Als Mark David Chapman vor dem Dakota-Building in New York auf Lennon schoss, war das Ehepaar Ono-Lennon auf dem Heimweg vom Tonstudio und Lennon trug das Tonband von „Walking on Thin Ice“ bei sich. Im sonst meist gering geschätzten musikalischen Oeuvre der Aktionskünstlerin Yoko Ono fand dieser Song die höchste Anerkennung, wurde von Elvis Costello und Siouxsie Sioux gecovert und 2003 als Remix erneut veröffentlicht.

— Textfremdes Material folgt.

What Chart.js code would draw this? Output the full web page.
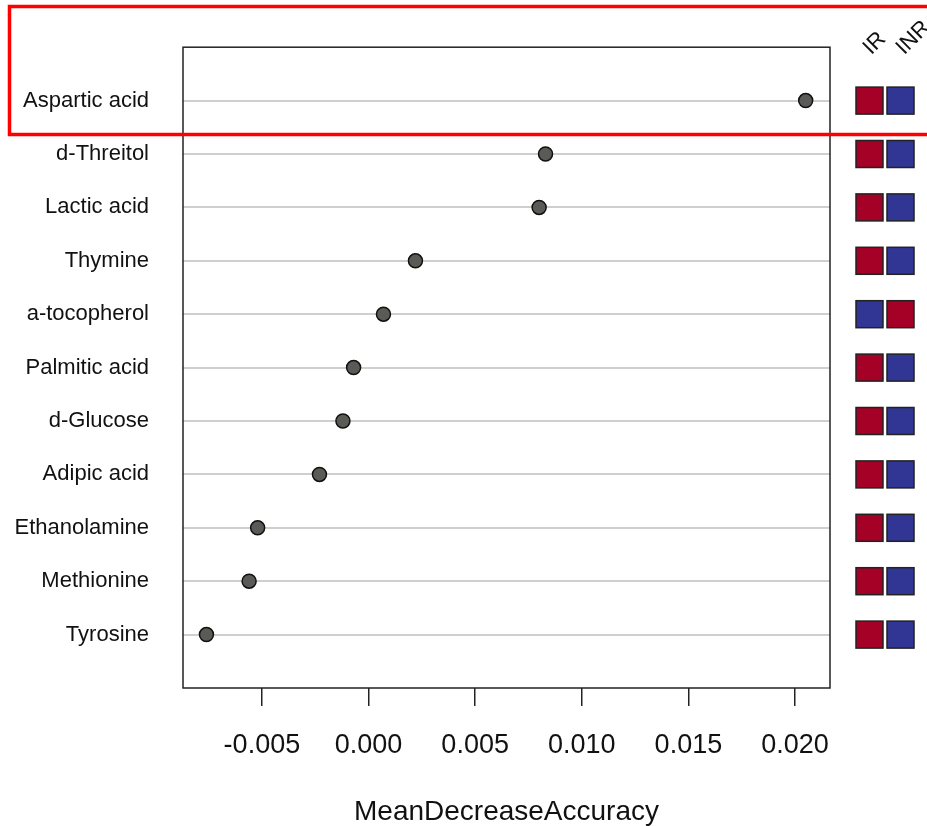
<!DOCTYPE html>
<html lang="en">
<head>
  <meta charset="UTF-8">
  <title>MeanDecreaseAccuracy</title>
  <script src="https://cdn.jsdelivr.net/npm/chart.js"></script>
  <style>
    html, body { margin: 0; padding: 0; background: #fff; }
    #wrap { width: 927px; height: 826px; }
  </style>
</head>
<body>
  <div id="wrap">
    <canvas id="mdaChart" width="927" height="826"></canvas>
  </div>
  <script>
    // Metabolites, top to bottom
    const metabolites = ['Aspartic acid', 'd-Threitol', 'Lactic acid', 'Thymine', 'a-tocopherol',
      'Palmitic acid', 'd-Glucose', 'Adipic acid', 'Ethanolamine', 'Methionine', 'Tyrosine'];
    // Mean decrease accuracy per metabolite
    const meanDecrease = [0.0205, 0.0083, 0.0080, 0.0022, 0.0007,
      -0.0007, -0.0012, -0.0023, -0.0052, -0.0056, -0.0076];
    // Is the metabolite higher in IR (true) or INR (false)
    const higherInIR = [true, true, true, true, false, true, true, true, true, true, true];
    const groups = ['IR', 'INR'];
    const xTicks = [-0.005, 0.000, 0.005, 0.010, 0.015, 0.020];

    const FONT = '"Liberation Sans", Arial, sans-serif';
    const HIGH = '#a50026';
    const LOW = '#313695';

    // Plot box, group heat map and highlight box
    const extras = {
      id: 'extras',
      afterDraw(chart) {
        const ctx = chart.ctx;
        const area = chart.chartArea;
        const yScale = chart.scales.y;
        ctx.save();

        // box round the plot
        ctx.strokeStyle = '#222';
        ctx.lineWidth = 1.5;
        ctx.strokeRect(area.left, area.top, area.right - area.left, area.bottom - area.top);

        // heat map cells
        const size = 27;
        const gap = 4;
        const x0 = area.right + 26;
        metabolites.forEach((name, i) => {
          const cy = yScale.getPixelForValue(i + 1);
          groups.forEach((g, j) => {
            const high = j === 0 ? higherInIR[i] : !higherInIR[i];
            ctx.fillStyle = high ? HIGH : LOW;
            const x = x0 + j * (size + gap);
            ctx.fillRect(x, cy - size / 2, size, size);
            ctx.strokeStyle = '#222';
            ctx.lineWidth = 1.5;
            ctx.strokeRect(x, cy - size / 2, size, size);
          });
        });

        // group labels, rotated
        ctx.fillStyle = '#111';
        ctx.font = '22px ' + FONT;
        ctx.textAlign = 'left';
        ctx.textBaseline = 'middle';
        groups.forEach((g, j) => {
          const x = x0 + j * (size + gap + 2) + 11;
          ctx.save();
          ctx.translate(x, area.top + 4);
          ctx.rotate(-Math.PI / 4);
          ctx.fillText(g, 0, 0);
          ctx.restore();
        });

        // red highlight box
        ctx.strokeStyle = '#ff0000';
        ctx.lineWidth = 3.5;
        ctx.strokeRect(9.5, 6.5, 940, 128);
        ctx.restore();
      }
    };

    new Chart(document.getElementById('mdaChart'), {
      type: 'scatter',
      data: {
        datasets: [{
          data: meanDecrease.map((v, i) => ({ x: v, y: i + 1 })),
          pointRadius: 7,
          pointHoverRadius: 7,
          backgroundColor: '#5a5a57',
          borderColor: '#111',
          borderWidth: 1.5
        }]
      },
      options: {
        responsive: false,
        animation: false,
        layout: { padding: { left: 0, right: 97, top: 45, bottom: 0 } },
        plugins: {
          legend: { display: false },
          tooltip: { enabled: false }
        },
        scales: {
          x: {
            type: 'linear',
            min: -0.0087,
            max: 0.02164,
            afterBuildTicks: axis => { axis.ticks = xTicks.map(v => ({ value: v })); },
            afterFit: axis => { axis.height = 138; },
            border: { display: false },
            grid: {
              drawOnChartArea: false,
              drawTicks: true,
              tickLength: 18,
              color: '#222',
              lineWidth: 1.5
            },
            ticks: {
              padding: 23,
              color: '#111',
              font: { family: FONT, size: 27 },
              maxRotation: 0,
              callback: v => v.toFixed(3)
            },
            title: {
              display: true,
              text: 'MeanDecreaseAccuracy',
              color: '#111',
              font: { family: FONT, size: 28 },
              padding: { top: 0, bottom: -3 }
            }
          },
          y: {
            type: 'linear',
            min: 0,
            max: metabolites.length + 1,
            reverse: true,
            afterBuildTicks: axis => { axis.ticks = metabolites.map((m, i) => ({ value: i + 1 })); },
            afterFit: axis => { axis.width = 183; },
            border: { display: false },
            grid: {
              drawTicks: false,
              color: '#cfcfcf',
              lineWidth: 2
            },
            ticks: {
              padding: 34,
              color: '#111',
              font: { family: FONT, size: 22 },
              callback: v => metabolites[v - 1]
            }
          }
        }
      },
      plugins: [extras]
    });
  </script>
</body>
</html>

Das ist der Punkt, bis heute: Verherrlichen wir mit dem Namen des Städtchens in den Ardennen und den Schlachten von 1870 und 1940 die Kriege gegen Frankreich? Oder lässt sich „Sedanstraße“ auch als mahnende Erinnerung verstehen? Die nördlichsten Meter der Sedanstraße mit hübschen Gründerzeit-Häusern grenzen übrigens an den John-Lennon-Platz . Zumindest sie könnten doch auch „George-Harrison-Straße“ heißen . . . die beiden Beatles-Gitarristen hätten wieder zusammengefunden.